If you've heard the term "reverse mortgage" before, there's a good chance it was first because you watched a commercial on daytime television. Also known as a "home equity conversion mortgage," reverse mortgages became especially popular among U.S. homeowners around 2009, according to The New York Times. Unfortunately, a number of these loans were created and marketed by less reputable lenders, and they fell out of favor once the housing market began to recover from the 2008 recession.

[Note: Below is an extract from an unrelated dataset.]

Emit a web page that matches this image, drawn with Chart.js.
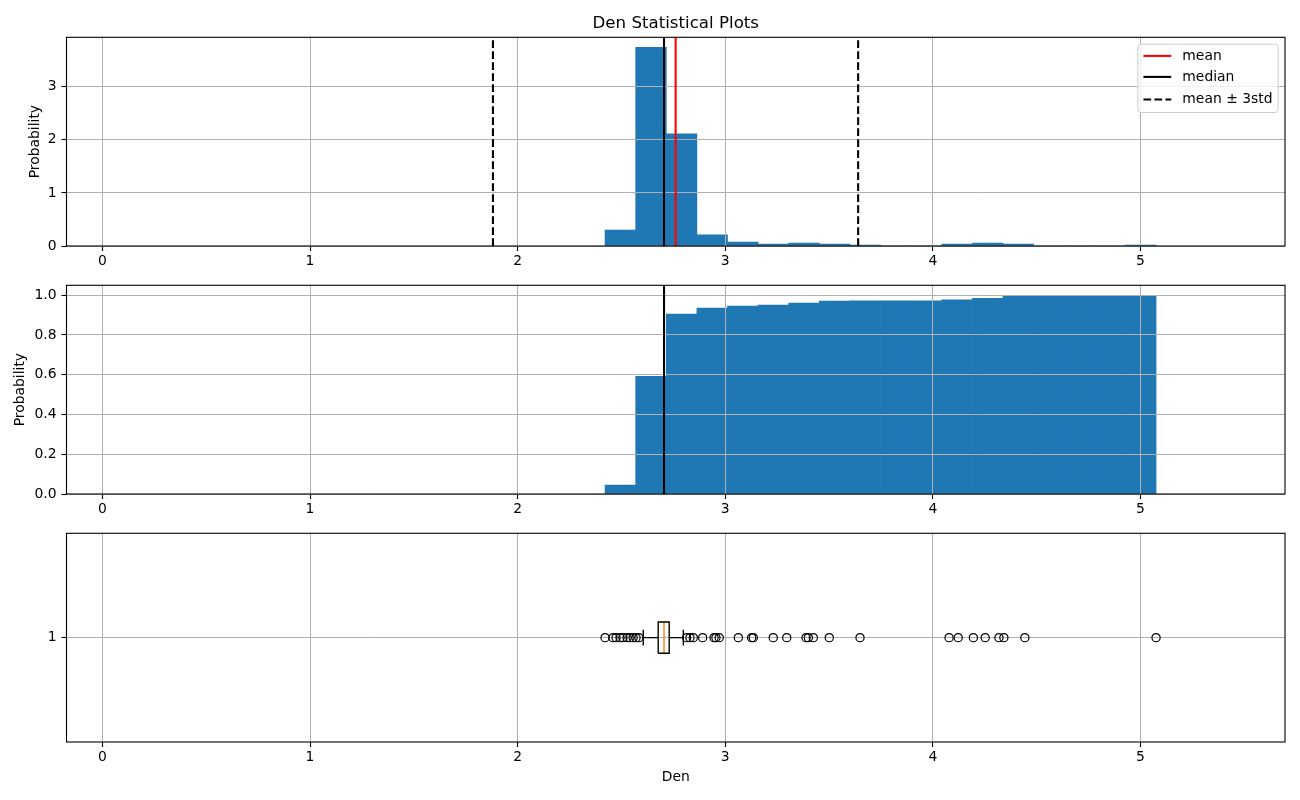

However, reverse mortgages are becoming popular and attractive once again, bolstered by tougher regulations and recent trends in the housing market. Homeowners should work to understand exactly what a reverse mortgage is and how it differs from other home loans like a home equity line of credit, for example.
Reverse mortgage basics
As explained in an article from the National Council on Aging, a reverse mortgage works by converting equity built up in a home into liquidity (cash). This makes it similar to a home equity loan or line of credit, but there are a few distinguishing features in a reverse mortgage:
- A reverse mortgage does not need to be repaid in full until the borrower either moves out of the home or fails to meet the loan's terms.

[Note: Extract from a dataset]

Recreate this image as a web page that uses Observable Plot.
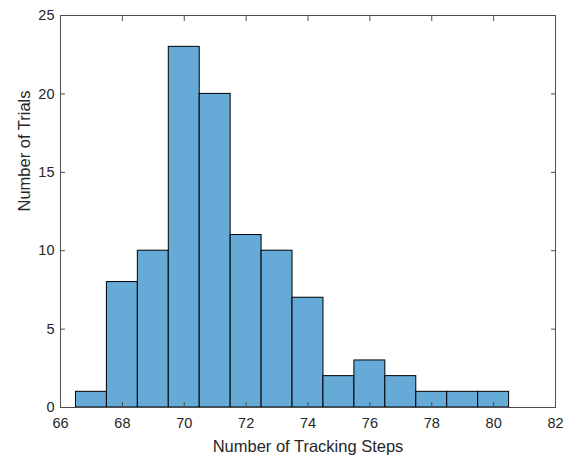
<!DOCTYPE html>
<html><head><meta charset="utf-8">
<script src="https://cdn.jsdelivr.net/npm/d3@7"></script>
<script src="https://cdn.jsdelivr.net/npm/@observablehq/plot@0.6"></script>
<style>body{margin:0;background:#fff}</style>
</head><body><div id="chart"></div>
<script>
const binStart = [66.5,67.5,68.5,69.5,70.5,71.5,72.5,73.5,74.5,75.5,76.5,77.5,78.5,79.5];
const binEnd   = [67.5,68.5,69.5,70.5,71.5,72.5,73.5,74.5,75.5,76.5,77.5,78.5,79.5,80.5];
const counts   = [1,8,10,23,20,11,10,7,2,3,2,1,1,1];
const xTicks = [66,68,70,72,74,76,78,80,82];
const yTicks = [0,5,10,15,20,25];
const data = counts.map((c,i)=>({x1:binStart[i], x2:binEnd[i], y:c}));
const axisColor = "#4d4d4d";
const font = "'Liberation Sans', Arial, sans-serif";
const plot = Plot.plot({
  width: 573, height: 459,
  marginLeft: 60, marginTop: 15, marginRight: 18, marginBottom: 52,
  style: {fontFamily: font, fontSize: "14.5px", color: "#262626", background: "white"},
  x: {domain: [66, 82], ticks: xTicks, label: null},
  y: {domain: [0, 25], ticks: yTicks, label: null},
  marks: [
    Plot.rectY(data, {x1:"x1", x2:"x2", y:"y", fill:"#66AAD8", stroke:"#000", strokeWidth:1}),
    Plot.frame({stroke: axisColor}),
    Plot.axisX(xTicks, {anchor:"bottom", tickSize:-5, stroke: axisColor, tickFormat: d=>"", label:null}),
    Plot.axisX(xTicks, {anchor:"top", tickSize:-5, stroke: axisColor, tickFormat: d=>"", label:null}),
    Plot.axisX(xTicks, {anchor:"bottom", tickSize:0, tickPadding:10, fill:"#262626", fontSize:14.5, label:null}),
    Plot.axisY(yTicks, {anchor:"left", tickSize:-5, stroke: axisColor, tickFormat: d=>"", label:null}),
    Plot.axisY(yTicks, {anchor:"right", tickSize:-5, stroke: axisColor, tickFormat: d=>"", label:null}),
    Plot.axisY(yTicks, {anchor:"left", tickSize:0, tickPadding:6, fill:"#262626", fontSize:14.5, label:null}),
    Plot.text(["Number of Tracking Steps"], {frameAnchor:"bottom", dy:44, fontSize:16.5, fill:"#262626"}),
    Plot.text(["Number of Trials"], {frameAnchor:"left", dx:-36, rotate:-90, fontSize:16.5, fill:"#262626"})
  ]
});
document.getElementById("chart").appendChild(plot);
</script></body></html>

- Borrowers do not make any regular payments on a reverse mortgage until the home is sold, but they still must pay property taxes and homeowners insurance.
- To qualify for a reverse mortgage, lenders usually require borrowers to be at least 62 years old and live in the mortgaged home as their primary residence.

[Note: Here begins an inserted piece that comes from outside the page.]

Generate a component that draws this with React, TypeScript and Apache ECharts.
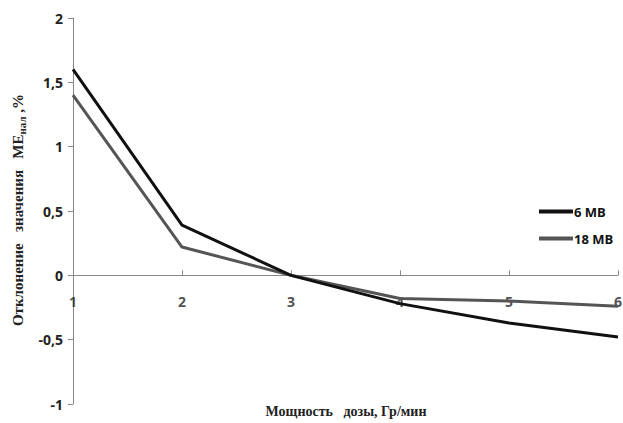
import React, { useEffect, useRef } from "react";
import * as echarts from "echarts";

const doseRates = [1, 2, 3, 4, 5, 6];
const series6MB = [1.6, 0.39, 0, -0.22, -0.37, -0.48];
const series18MB = [1.4, 0.22, 0, -0.18, -0.2, -0.24];
const seriesNames = ["6 MB", "18 MB"];
const xTickLabels = ["1", "2", "3", "4", "5", "6"];
const yTitleMain = "Отклонение   значения   МЕ";
const yTitleSub = "нал";
const yTitleTail = " ,%";
const xTitle = "Мощность   дозы, Гр/мин";

export default function App() {
  const ref = useRef<HTMLDivElement>(null);
  useEffect(() => {
    if (!ref.current) return;
    const chart = echarts.init(ref.current, undefined, { renderer: "svg" });
    const toPairs = (vals: number[]) => doseRates.map((x, i) => [x, vals[i]]);
    chart.setOption({
      animation: false,
      backgroundColor: "#ffffff",
      grid: { left: 73, right: 5, top: 18, bottom: 19, containLabel: false, outerBoundsMode: "none" },
      xAxis: {
        type: "value",
        min: 1,
        max: 6,
        interval: 1,
        axisLine: { onZero: true, lineStyle: { color: "#888", width: 1 } },
        axisTick: { show: true, inside: true, length: 5, lineStyle: { color: "#888" } },
        axisLabel: { show: false },
        splitLine: { show: false },
      },
      yAxis: {
        type: "value",
        min: -1,
        max: 2,
        interval: 0.5,
        axisLine: { show: true, onZero: false, lineStyle: { color: "#888", width: 1 } },
        axisTick: { show: true, length: 5, lineStyle: { color: "#888" } },
        axisLabel: {
          margin: 10,
          color: "#222",
          fontWeight: "bold",
          fontSize: 14,
          fontFamily: "Open Sans",
          formatter: (v: number) => String(v).replace(".", ","),
        },
        splitLine: { show: false },
      },
      legend: {
        orient: "vertical",
        left: 534,
        top: 200,
        itemWidth: 34,
        itemHeight: 4,
        itemGap: 14,
        icon: "rect",
        textStyle: { fontSize: 13, fontWeight: "bold", color: "#111", fontFamily: "Open Sans", padding: [0, 0, 0, -4] },
        data: seriesNames,
      },
      series: [
        {
          name: "xLabels",
          type: "scatter",
          data: doseRates.map((x, i) => ({ value: [x, 0], name: xTickLabels[i] })),
          symbolSize: 2,
          itemStyle: { color: "rgba(0,0,0,0)" },
          silent: true,
          z: 1,
          label: {
            show: true,
            position: "bottom",
            distance: 18,
            formatter: (p: any) => p.name,
            color: "#222",
            fontWeight: "bold",
            fontSize: 14,
            fontFamily: "Open Sans",
          },
          labelLayout: { hideOverlap: false },
        },
        {
          name: seriesNames[0],
          type: "line",
          data: toPairs(series6MB),
          showSymbol: false,
          lineStyle: { color: "#111", width: 3 },
          itemStyle: { color: "#111" },
          z: 3,
        },
        {
          name: seriesNames[1],
          type: "line",
          data: toPairs(series18MB),
          showSymbol: false,
          lineStyle: { color: "#555", width: 3 },
          itemStyle: { color: "#555" },
          z: 2,
        },
      ],
      graphic: [
        {
          type: "text",
          x: 18,
          y: 210,
          rotation: Math.PI / 2,
          style: {
            text: `{m|${yTitleMain}}{s|${yTitleSub}}{m|${yTitleTail}}`,
            align: "center",
            verticalAlign: "middle",
            rich: {
              m: { fontFamily: "Liberation Serif", fontWeight: "bold", fontSize: 15, fill: "#222" },
              s: { fontFamily: "Liberation Serif", fontWeight: "bold", fontSize: 11, fill: "#222", padding: [7, 0, 0, 0] },
            },
          },
        },
        {
          type: "text",
          x: 346,
          y: 411,
          style: {
            text: xTitle,
            align: "center",
            verticalAlign: "middle",
            fontFamily: "Liberation Serif",
            fontWeight: "bold",
            fontSize: 14,
            fill: "#222",
          },
        },
      ],
    });
    return () => chart.dispose();
  }, []);
  return <div ref={ref} style={{ position: "absolute", left: 0, top: 0, width: 623, height: 423 }} />;
}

Benefits of a reverse mortgage
The terms of most reverse mortgages are geared toward seniors because of their more favorable repayment periods, compared to a typical HELOC. While a HELOC may need to be repaid within several years, a reverse mortgage doesn't need to be repaid until the home changes hands for any reason, which can take quite a long time. This might make a reverse mortgage a better option for retired homeowners who are concerned about running short on savings and want to establish a safety net of sorts.
Reverse mortgages tend to work best for homeowners who have already paid off all or most of their first mortgage and therefore have accrued a sizeable amount of equity, as explained by a lender who spoke to Realtor.com. It's also ideal if he or she plans to stay in the home for the foreseeable future.
Understanding the risks
Like any loan, including a traditional mortgage, a reverse mortgage is not without risks and drawbacks. Reverse mortgages accrue interest over time that must be paid when the homeowner decides to sell or passes away. Particularly in the latter event, this can cause some financial issues. If the owner dies and the repayment period kicks in, that debt will pass to the next-of-kin. This might be considered an advantage if the deceased owner has children and planned to have them inherit the home. But if the reverse mortgage has exhausted all the equity built up in the property, they could face very high payments.
Similar to a HELOC or a traditional mortgage, reverse mortgage borrowers might find themselves in a pickle if their home's value decreases over the life of the loan. Declining home values could wipe out built-up equity much faster than expected, putting borrowers at risk of insurmountable debt once they move, sell or pass away.
Finally, there's the loan's fees to consider. Realtor.com explained that reverse mortgage origination and closing costs tend to be much higher than those of a HELOC or a traditional mortgage. According to Bankrate, a reverse mortgage could include closing fees in the thousands, while those of a HELOC would typically be in the hundreds. Looking at fees alone, reverse mortgages tend to be more expensive overall than a HELOC.